Conditions Required for a Valid ANOVA F-Test: Randomized Block Design

  • The ‘b’ blocks are randomly selected, and all ‘k’ treatments are applied (in random order) to each block. Good.
  • The distributions of observations corresponding to all ‘bk’ block – treatment combinations are approximately normal. Good.
  • T-test performed since sample size n is small and has the effect of making the average spalling rate for each treatment deviate from the normal distribution.
  • The ‘bk’ block – treatment distributions have equal variances. Good.
  • (0.7566 = 0.1368 = 0.3879).
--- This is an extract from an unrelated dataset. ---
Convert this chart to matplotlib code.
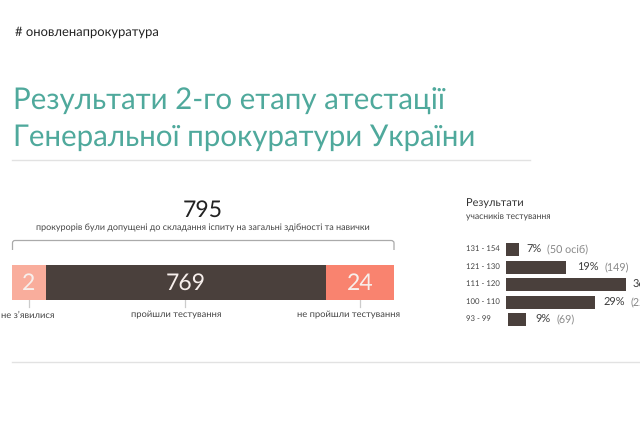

Let’s assume we want the significance level to be 95% (α = 0.05).
  • From Table IX of Appendix A, with ν1 = 1 DOF & ν2 = 10 DOF, we find that F* = 4.96.

The F-ratio for the completely randomized design (factor – the type of experiment) = 4.06 is < tabled value = 4.96, so we do not reject the null hypothesis and assume the two treatments are equal. We could have arrived at the same conclusion by using the fact that the p-value = .058 is > α = .05. At this point, there is evidence we should employ a randomized block design.

The F-ratio for the randomized block design (factor – the type of experiment) = 14.85 is > tabled value = 4.96, so we accept the alternative hypothesis and assume the two treatments differ. We could have arrived at the same conclusion by using the fact that the p-value = 0.002 is < α = 0.05.

Comment on your findings

We should assume that the two tests yield different results. Therefore, we cannot determine the accurate rate of spalling, which was the goal from the onset.

From the randomized block design MINITAB results: S = 1.70833, R-Sq = 78.8%, R-Sq (adj) = 73.5%

This shows a fair amount of correlation between the two types of tests, r = 73.5, but usually, we are looking for the correlation coefficient to be 80% or higher (there are many instances where r is in the high 90s). The standard deviation for how many damaged bricks there are, for the randomized block design, is < 2 bricks per 1,000 bricks investigated. It seems very low compared to almost 13 for the completely randomized design. We could use the regression model to find the total amount of bricks damaged for the five-building apartment complex, but this seems risky since we don’t know if the spalling rate will continue to increase at approximately the same rate to the 83rd wall segment. A higher-order model or interaction model will not help the uncertainty of our sample of 11 walls not necessarily being representative of the whole population of 83 wall segments.